Dear Reader, I have a scenario for you. Let me propose I hire you to measure the length of a building, but the tool I give you is only a 10’ pole to do so. This rod, you may imagine at first, seems quite good to measure a building with. Indeed, you simply lay it on the floor, mark a unit, move it down unit by unit until the breadth of the structure is covered, and get the number of rods the building is. Such a task ought render you something of a rather accurate estimation of its dimensions. But now, suppose an unexpected thing is required of you! You must measure the distance between window panels with the same 10’ pole. Rather hard, considering the panels are something between 1’-2’, and often times fractions of an inch off from a round number. What use is your 10’ pole? You can only fumble it to the window’s edge, and wobble it around to guess. Perhaps its own weight bends it as it leads off the other side onto the wall, with no where to lean on. Perhaps the torque gravity induces upon this humble pole pries it from your fingers and you watch as it flings itself onto the ground once more. I imagine you may attempt some innovations, such as placing your elbow at the end of the pole, and trying to see how many elbow-to-fist units the pole divvies up to. Ah! Now you can use your elbow to measure the panels and try to keep the units aligned to the pole standard you’re forced to work with. Oh but alas, the panels do not perfectly fit your new sub-unit. And now you’re forced to guess a fraction off the fractional sub-unit you’ve made. What a poor guess indeed!

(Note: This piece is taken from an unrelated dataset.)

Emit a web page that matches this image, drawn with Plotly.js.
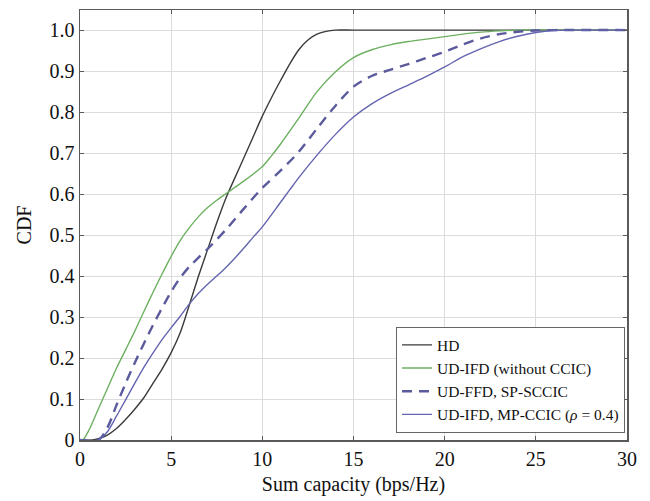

Congratulations, Anon. You’ve discovered the Measuring Rod Problem. I think there’s a more scientific name for it, but I couldn’t care less. That’s my name for it. As a definition, it can be rendered as: when your tool or unit of measurement is too big for the thing you are measuring, there is an inherent uncertainty that is introduced when trying to measure. Generally, this only applies when you try to measure a small thing with a unit bigger than the thing. Being half a pole off for something 100.25 poles tall, is an error of .25%. Being half a pole off for something that is a quarter of a pole wide is an error of 200%. You see thusly, it is very much so a one-way scalar issue.
This problem is, as far as I can surmise, what the entire field of Quantum blah-blah is derived from. The smallest tool we have for measuring is the Photon. Quantum phenomena are smaller than the photon. Thus it is, results are “pixelated”, so to speak. They lack refinement. I do not know why some scientists chose to invent microscopic black magic to explain a rather simple phenomena, but that is beyond my place. The simple reason for quantum uncertainties is because the photon is currently the smallest thing we can use to measure another thing, and when it comes to measuring quantum phenomena that is the equivalent of measuring a wall’s strength by crashing a truck into it. Oh sure, you will have some general idea of how strong both the wall and truck are, but you won’t have either left after the measurement is conducted. Incidentally, this is also why particle accelerators are a very stupid way to conduct refined studies of such infinitesimally small things.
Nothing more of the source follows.